Alan Jones has provided an on-air correction following an Australian Communications and Media Authority (ACMA) investigation that found the licensee of radio station 2GB in breach of broadcasting rules due to inaccurate comments he made about climate change, reports the media regulator.
2GB was also breached over decency rules in relation to comments made by Jones regarding New Zealand Prime Minister Jacinda Ardern.
The ACMA received more than 125 complaints about a broadcast of The Alan Jones Breakfast Show that went to air in 2019.
Over the course of the broadcast Jones made several statements regarding Ardern that the ACMA has determined offended against generally accepted community standards of decency.
These statements by Jones included:
‘I just wonder whether Scott Morrison’s going to be fully briefed to shove a sock down her throat’.
‘Now I hope Scott Morrison gets tough here with a few backhanders’.
‘I hope he goes for the throat this morning’.
ACMA chair Nerida O’Loughlin said these comments were not appropriate for public radio broadcasting in today’s Australia.
“The repeated use of violent metaphors by Mr Jones and his apparent encouragement of aggressive silencing of Ms Ardern was highly offensive and did not meet contemporary community expectations,” said O’Loughlin.
“This was evident in the public display of outrage from the community, actions by advertisers and actions by then chairman of Macquarie Media who publicly stated any recurrence of this type of comment would result in the termination of Mr Jones’ contract.
“Acknowledging that the broadcast had caused offence to many in the community, 2GB did not oppose ACMA’s breach finding in relation to decency.”
Jones also made an on-air apology on the same day as the broadcast, an on-air clarification the following day and a written apology to Ardern.
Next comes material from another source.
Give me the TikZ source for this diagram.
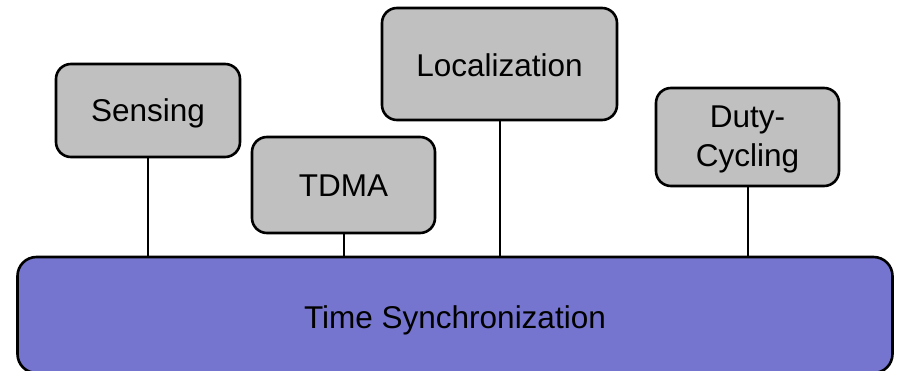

The licensee also advised the ACMA it had counselled Jones.
“Given the imminent retirement of Mr Jones from 2GB and the actions taken by Macquarie Media and Mr Jones at the time, the ACMA is not taking further action against the licensee for breach of the decency rules,” said O’Loughlin.
The ACMA’s investigation also found a number of statements made in a segment about climate change policy were not accurate.
These included an incorrect assertion by Jones that biomass is a fossil fuel, and the incorrect presentation of figures relating to Australia’s and New Zealand’s percentage of energy use from solar and wind. The ACMA found that these comparisons were not based on like-for-like data.
O’Loughlin said broadcasters had a responsibility under their own industry code to use reasonable efforts to ensure the facts they are presenting are accurate.
“The factual error and inconsistent information were used to incorrectly portray that Australia generates more of its energy from renewables than New Zealand.”
In addition to the on-air correction of the factually incorrect statements by Jones, 2GB will incorporate the investigation findings into future training for staff.